L’émergence des économies africaines est devenue depuis quelques années un cliché de communication politique brandi en toute occasion. Dans ce contexte, revenir aux fondamentaux pour clarifier le sens des mots et garder une lucidité d’analyse peut s’avérer utile.
Le concept, forgé au tournant du siècle, a d’abord qualifié des marchés de capitaux puis, par extension, des économies entières.
Au sens strict, est « émergent » le marché des capitaux d’un pays en développement qui réunit (a) un potentiel de croissance élevé, (b) une volatilité, elle aussi élevée et (c) une rentabilité de l’investissement supérieure à celle obtenue d’un investissement similaire sur le marché d’un pays développé.
Mais la singularité déterminante du marché émergent au sens étroit est qu’il est en transition, sur le long terme, vers (i) une taille, (ii) un niveau d’activité, (iii) une liquidité et (iv) un niveau de sophistication des produits offerts structurellement croissant.
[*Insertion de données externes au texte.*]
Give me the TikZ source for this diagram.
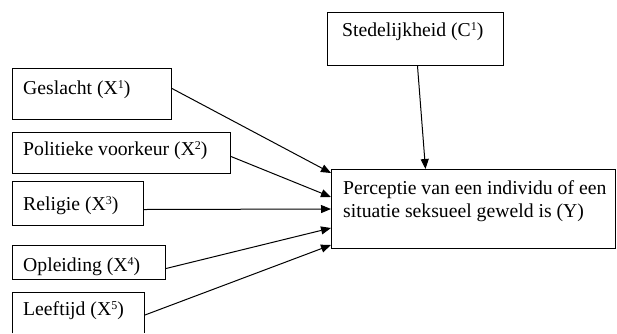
\documentclass[tikz,border=0pt]{standalone}
\usepackage{fontspec}
\setmainfont{Liberation Serif}
\usetikzlibrary{arrows.meta}
\newcommand\mysup[1]{\raisebox{0.3em}{\fontsize{12}{12}\selectfont #1}}
\begin{document}
\begin{tikzpicture}[x=1pt,y=-1pt,
  box/.style={draw, line width=1pt, inner sep=0pt, anchor=north west},
  txt/.style={anchor=base west, inner sep=0pt, font=\fontsize{19.7}{23}\selectfont, align=left},
  arr/.style={line width=1pt, -{Triangle[length=10pt,width=8pt]}}]
\useasboundingbox (0,0) rectangle (617,333);
% boxes
\node[box, minimum width=176pt, minimum height=53pt] (c) at (327,12) {};
\node[box, minimum width=284pt, minimum height=79pt] (y) at (331,169) {};
\node[box, minimum width=159pt, minimum height=51pt] (g) at (12,68) {};
\node[box, minimum width=218pt, minimum height=41pt] (p) at (12,132) {};
\node[box, minimum width=131pt, minimum height=44pt] (r) at (12,181) {};
\node[box, minimum width=153pt, minimum height=34pt] (o) at (12,245) {};
\node[inner sep=0pt, anchor=north west, minimum width=132pt, minimum height=41pt] (l) at (12,292) {};
\draw[line width=1pt] (l.south west) -- (l.north west) -- (l.north east) -- (l.south east);
% texts
\node[txt] (ct) at (342,36) {Stedelijkheid (C\mysup{1})};
\node[txt] (yt) at (343,217) {Perceptie van een individu of een\\situatie seksueel geweld is (Y)};
\node[txt] (gt) at (23,94) {Geslacht (X\mysup{1})};
\node[txt] (pt) at (23,155) {Politieke voorkeur (X\mysup{2})};
\node[txt] (rt) at (23,210) {Religie (X\mysup{3})};
\node[txt] (ot) at (23,271) {Opleiding (X\mysup{4})};
\node[txt] (lt) at (23,315) {Leeftijd (X\mysup{5})};
% arrows
\draw[arr] ([yshift=5.5pt]g.east) -- ([yshift=-4pt]y.north west);
\draw[arr] ([yshift=-3.5pt]p.east) -- ([yshift=-28pt]y.north west);
\draw[arr] ([yshift=-6pt]r.east) -- ([yshift=-40pt]y.north west);
\draw[arr] ([yshift=-6pt]o.east) -- ([yshift=-59pt]y.north west);
\draw[arr] ([yshift=-2.5pt]l.east) -- ([yshift=-76pt]y.north west);
\draw[arr] ([xshift=2pt]c.south) -- ([xshift=-48pt]y.north);
\end{tikzpicture}
\end{document}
Au sens large, l’adjectif « émergent » s’est appliqué à des économies remplissant certains critères quantitatifs et qualitatifs.
Les critères quantitatifs relèvent de trois ordres : d’une part, un PIB par tête inférieur à $ 10 000 selon la Banque Mondiale ou compris entre $ 2 000 et $ 12 000 selon le FMI ; d’autre part, un taux de croissance du PIB élevé et qui a vocation à le rester à long terme ;
et enfin, un taux d’investissement élevé dont l’investissement direct étranger constitue une part croissante.
Mais les critères les plus significatifs de l’émergence d’une économie sont qualitatifs et relèvent d’une transition active, voulue et séquencée vers :
– une intégration choisie au marché mondial, s’appuyant sur les avantages comparatifs du pays et une augmentation de sa compétitivité ;
– un marché intérieur de plus en plus structuré et concurrentiel, fondé sur une croissance de la productivité ; et
– des institutions et infrastructures efficaces – politiques, physiques et juridiques facilitant et sécurisant le fonctionnement correct des marchés et l’investissement.
Toutefois, pour qu’une telle transition s’effectue, le pays doit disposer d’un Etat stratège, compétent et légitime capable de fédérer, sur la durée et par-delà les alternances politiques, l’ensemble des acteurs nationaux autour d’un projet de transformation profonde de l’économie. En l’absence d’un tel processus de transformation, la croissance sera peut-être au rendez-vous mais le pays ne pourra pas prendre le virage de l’émergence.
Ces clarifications faites, il est aisé de distinguer les pays africains engagés dans un réel processus d’émergence économique et ceux qui se contentent d’en mimer les postures.